((
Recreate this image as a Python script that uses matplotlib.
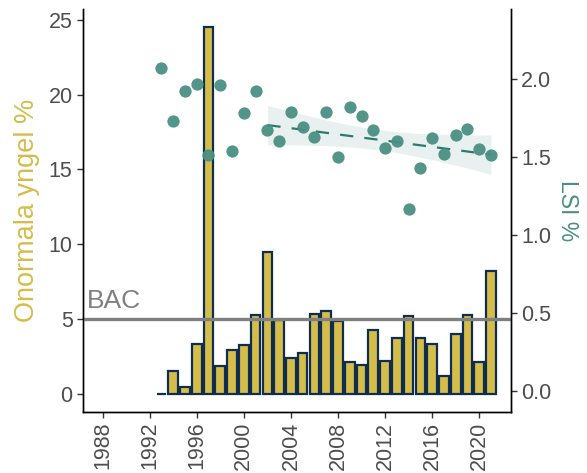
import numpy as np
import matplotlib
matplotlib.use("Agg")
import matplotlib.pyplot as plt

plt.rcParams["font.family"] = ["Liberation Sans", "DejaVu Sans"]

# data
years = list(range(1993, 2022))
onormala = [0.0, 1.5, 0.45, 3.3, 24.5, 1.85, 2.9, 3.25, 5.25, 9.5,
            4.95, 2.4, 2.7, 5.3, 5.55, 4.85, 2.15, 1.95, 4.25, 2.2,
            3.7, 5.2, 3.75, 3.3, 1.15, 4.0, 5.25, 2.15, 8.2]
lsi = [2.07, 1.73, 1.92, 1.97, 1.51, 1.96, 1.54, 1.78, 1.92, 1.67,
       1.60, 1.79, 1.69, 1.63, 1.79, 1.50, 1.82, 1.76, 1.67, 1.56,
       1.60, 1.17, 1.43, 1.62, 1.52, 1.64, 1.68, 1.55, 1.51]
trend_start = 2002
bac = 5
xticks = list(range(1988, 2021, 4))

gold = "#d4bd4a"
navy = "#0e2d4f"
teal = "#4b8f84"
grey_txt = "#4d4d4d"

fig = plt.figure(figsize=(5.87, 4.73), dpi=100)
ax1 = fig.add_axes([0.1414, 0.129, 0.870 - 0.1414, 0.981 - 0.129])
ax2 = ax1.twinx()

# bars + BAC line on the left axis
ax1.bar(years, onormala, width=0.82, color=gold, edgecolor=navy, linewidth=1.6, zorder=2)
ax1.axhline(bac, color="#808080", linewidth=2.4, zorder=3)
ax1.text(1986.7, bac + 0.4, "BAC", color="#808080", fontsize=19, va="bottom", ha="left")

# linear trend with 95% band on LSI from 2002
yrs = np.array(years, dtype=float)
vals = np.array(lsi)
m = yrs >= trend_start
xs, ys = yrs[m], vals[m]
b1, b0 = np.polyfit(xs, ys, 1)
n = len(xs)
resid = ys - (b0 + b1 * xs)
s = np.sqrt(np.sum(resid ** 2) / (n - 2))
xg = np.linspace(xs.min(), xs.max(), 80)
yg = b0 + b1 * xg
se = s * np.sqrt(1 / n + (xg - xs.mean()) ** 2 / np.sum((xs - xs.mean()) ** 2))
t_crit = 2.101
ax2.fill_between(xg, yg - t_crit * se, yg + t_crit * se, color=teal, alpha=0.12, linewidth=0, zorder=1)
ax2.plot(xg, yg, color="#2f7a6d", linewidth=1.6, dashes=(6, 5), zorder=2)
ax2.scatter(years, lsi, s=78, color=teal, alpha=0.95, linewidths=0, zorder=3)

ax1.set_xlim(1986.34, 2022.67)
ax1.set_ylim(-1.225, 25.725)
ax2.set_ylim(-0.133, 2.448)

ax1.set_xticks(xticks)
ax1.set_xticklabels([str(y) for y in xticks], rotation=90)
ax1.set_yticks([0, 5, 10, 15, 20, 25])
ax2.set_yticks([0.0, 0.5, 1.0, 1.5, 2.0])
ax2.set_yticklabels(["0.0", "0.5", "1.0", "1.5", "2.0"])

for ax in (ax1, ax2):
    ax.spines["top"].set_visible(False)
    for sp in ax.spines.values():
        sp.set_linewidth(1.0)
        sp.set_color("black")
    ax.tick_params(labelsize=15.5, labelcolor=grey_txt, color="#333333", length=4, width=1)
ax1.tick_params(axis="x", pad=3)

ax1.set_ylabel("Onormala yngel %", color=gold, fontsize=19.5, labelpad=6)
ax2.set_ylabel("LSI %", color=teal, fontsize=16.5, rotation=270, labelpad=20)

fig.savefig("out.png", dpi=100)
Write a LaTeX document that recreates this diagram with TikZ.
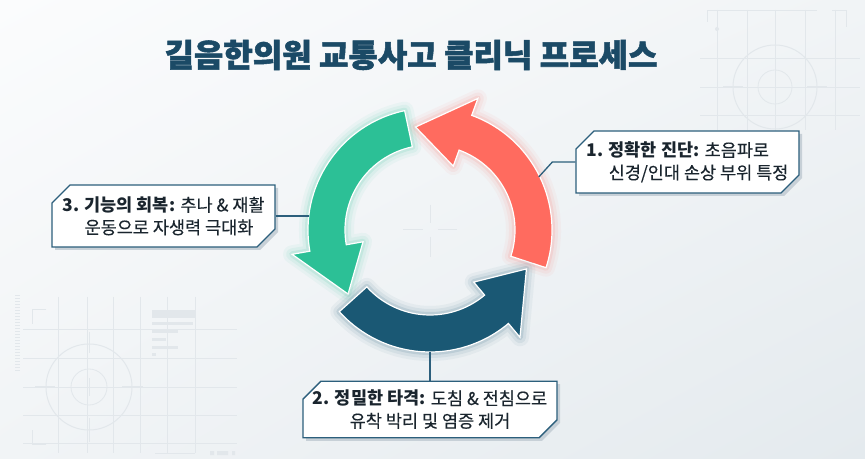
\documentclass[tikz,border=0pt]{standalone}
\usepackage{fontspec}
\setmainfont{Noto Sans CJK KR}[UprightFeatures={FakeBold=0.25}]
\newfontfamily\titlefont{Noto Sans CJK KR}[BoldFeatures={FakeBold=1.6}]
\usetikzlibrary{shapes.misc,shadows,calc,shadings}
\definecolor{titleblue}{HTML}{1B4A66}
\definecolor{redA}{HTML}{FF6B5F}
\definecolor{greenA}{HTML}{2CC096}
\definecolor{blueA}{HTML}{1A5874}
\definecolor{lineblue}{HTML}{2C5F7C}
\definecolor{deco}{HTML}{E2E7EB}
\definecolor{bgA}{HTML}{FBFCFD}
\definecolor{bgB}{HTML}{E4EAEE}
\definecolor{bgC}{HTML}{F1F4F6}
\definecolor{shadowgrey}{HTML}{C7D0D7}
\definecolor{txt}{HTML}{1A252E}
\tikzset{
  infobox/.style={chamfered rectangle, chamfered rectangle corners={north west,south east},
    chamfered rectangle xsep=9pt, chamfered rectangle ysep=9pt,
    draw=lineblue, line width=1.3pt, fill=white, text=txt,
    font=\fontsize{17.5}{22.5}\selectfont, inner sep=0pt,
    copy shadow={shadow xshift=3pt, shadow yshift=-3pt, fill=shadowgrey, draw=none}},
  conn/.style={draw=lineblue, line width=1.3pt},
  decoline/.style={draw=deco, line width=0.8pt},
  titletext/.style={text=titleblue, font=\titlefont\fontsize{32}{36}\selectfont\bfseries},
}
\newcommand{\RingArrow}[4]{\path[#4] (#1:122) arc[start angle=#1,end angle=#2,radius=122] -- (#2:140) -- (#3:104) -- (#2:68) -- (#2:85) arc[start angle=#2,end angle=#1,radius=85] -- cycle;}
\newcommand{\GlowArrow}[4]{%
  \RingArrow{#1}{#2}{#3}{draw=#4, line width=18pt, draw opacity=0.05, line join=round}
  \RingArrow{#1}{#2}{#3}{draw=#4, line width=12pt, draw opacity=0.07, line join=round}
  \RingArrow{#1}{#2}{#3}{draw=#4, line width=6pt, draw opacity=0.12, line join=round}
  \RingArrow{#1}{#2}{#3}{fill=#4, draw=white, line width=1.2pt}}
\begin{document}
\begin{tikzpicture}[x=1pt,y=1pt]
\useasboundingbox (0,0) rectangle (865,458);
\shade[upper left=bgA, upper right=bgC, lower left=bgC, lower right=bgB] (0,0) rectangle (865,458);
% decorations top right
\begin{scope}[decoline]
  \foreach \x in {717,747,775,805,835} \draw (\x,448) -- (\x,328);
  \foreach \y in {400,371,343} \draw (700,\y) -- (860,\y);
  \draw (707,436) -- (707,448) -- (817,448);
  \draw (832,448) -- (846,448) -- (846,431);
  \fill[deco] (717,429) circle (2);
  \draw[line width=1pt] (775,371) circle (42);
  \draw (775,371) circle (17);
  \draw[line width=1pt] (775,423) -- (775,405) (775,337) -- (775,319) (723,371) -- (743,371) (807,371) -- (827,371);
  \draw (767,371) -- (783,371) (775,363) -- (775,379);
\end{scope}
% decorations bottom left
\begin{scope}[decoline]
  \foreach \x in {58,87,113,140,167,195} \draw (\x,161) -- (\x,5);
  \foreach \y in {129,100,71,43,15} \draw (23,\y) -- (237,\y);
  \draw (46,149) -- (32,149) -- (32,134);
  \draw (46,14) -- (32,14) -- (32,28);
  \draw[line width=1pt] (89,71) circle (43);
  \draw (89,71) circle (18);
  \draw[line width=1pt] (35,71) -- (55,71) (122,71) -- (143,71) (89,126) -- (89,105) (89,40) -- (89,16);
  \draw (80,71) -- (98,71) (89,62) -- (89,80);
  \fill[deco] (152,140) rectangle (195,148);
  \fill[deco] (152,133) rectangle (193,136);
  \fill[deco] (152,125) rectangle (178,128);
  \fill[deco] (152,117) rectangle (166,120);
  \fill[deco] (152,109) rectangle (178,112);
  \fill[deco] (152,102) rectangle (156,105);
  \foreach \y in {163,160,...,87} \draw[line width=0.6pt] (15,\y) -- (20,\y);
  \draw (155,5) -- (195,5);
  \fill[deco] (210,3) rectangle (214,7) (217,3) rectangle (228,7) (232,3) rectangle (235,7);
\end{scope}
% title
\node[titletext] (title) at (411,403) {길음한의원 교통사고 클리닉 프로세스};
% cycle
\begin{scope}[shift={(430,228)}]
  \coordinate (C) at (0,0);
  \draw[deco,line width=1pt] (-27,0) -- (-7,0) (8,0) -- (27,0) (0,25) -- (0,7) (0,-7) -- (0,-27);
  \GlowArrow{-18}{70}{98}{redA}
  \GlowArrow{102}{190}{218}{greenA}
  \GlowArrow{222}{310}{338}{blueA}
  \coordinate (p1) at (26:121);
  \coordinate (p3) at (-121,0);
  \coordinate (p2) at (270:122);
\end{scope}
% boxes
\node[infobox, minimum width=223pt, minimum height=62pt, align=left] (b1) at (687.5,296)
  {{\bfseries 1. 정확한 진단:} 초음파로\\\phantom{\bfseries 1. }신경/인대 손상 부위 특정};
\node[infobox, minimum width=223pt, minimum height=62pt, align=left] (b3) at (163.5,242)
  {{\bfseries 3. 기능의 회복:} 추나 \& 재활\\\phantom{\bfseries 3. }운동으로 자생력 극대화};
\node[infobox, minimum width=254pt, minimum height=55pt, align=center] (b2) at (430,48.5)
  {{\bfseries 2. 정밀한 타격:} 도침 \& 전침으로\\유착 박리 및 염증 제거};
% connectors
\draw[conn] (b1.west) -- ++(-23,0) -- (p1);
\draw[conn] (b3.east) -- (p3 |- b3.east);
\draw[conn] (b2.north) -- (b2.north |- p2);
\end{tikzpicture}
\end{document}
))
WHAT YOU HAVE TO DO - Make an exact copy of the lines from the top of the material through the line with "ax1.text(1986.7, bac +", pictures excluded.

TASK OUTPUT -
Recreate this image as a Python script that uses matplotlib.
import numpy as np
import matplotlib
matplotlib.use("Agg")
import matplotlib.pyplot as plt

plt.rcParams["font.family"] = ["Liberation Sans", "DejaVu Sans"]

# data
years = list(range(1993, 2022))
onormala = [0.0, 1.5, 0.45, 3.3, 24.5, 1.85, 2.9, 3.25, 5.25, 9.5,
            4.95, 2.4, 2.7, 5.3, 5.55, 4.85, 2.15, 1.95, 4.25, 2.2,
            3.7, 5.2, 3.75, 3.3, 1.15, 4.0, 5.25, 2.15, 8.2]
lsi = [2.07, 1.73, 1.92, 1.97, 1.51, 1.96, 1.54, 1.78, 1.92, 1.67,
       1.60, 1.79, 1.69, 1.63, 1.79, 1.50, 1.82, 1.76, 1.67, 1.56,
       1.60, 1.17, 1.43, 1.62, 1.52, 1.64, 1.68, 1.55, 1.51]
trend_start = 2002
bac = 5
xticks = list(range(1988, 2021, 4))

gold = "#d4bd4a"
navy = "#0e2d4f"
teal = "#4b8f84"
grey_txt = "#4d4d4d"

fig = plt.figure(figsize=(5.87, 4.73), dpi=100)
ax1 = fig.add_axes([0.1414, 0.129, 0.870 - 0.1414, 0.981 - 0.129])
ax2 = ax1.twinx()

# bars + BAC line on the left axis
ax1.bar(years, onormala, width=0.82, color=gold, edgecolor=navy, linewidth=1.6, zorder=2)
ax1.axhline(bac, color="#808080", linewidth=2.4, zorder=3)
ax1.text(1986.7, bac + 0.4, "BAC", color="#808080", fontsize=19, va="bottom", ha="left")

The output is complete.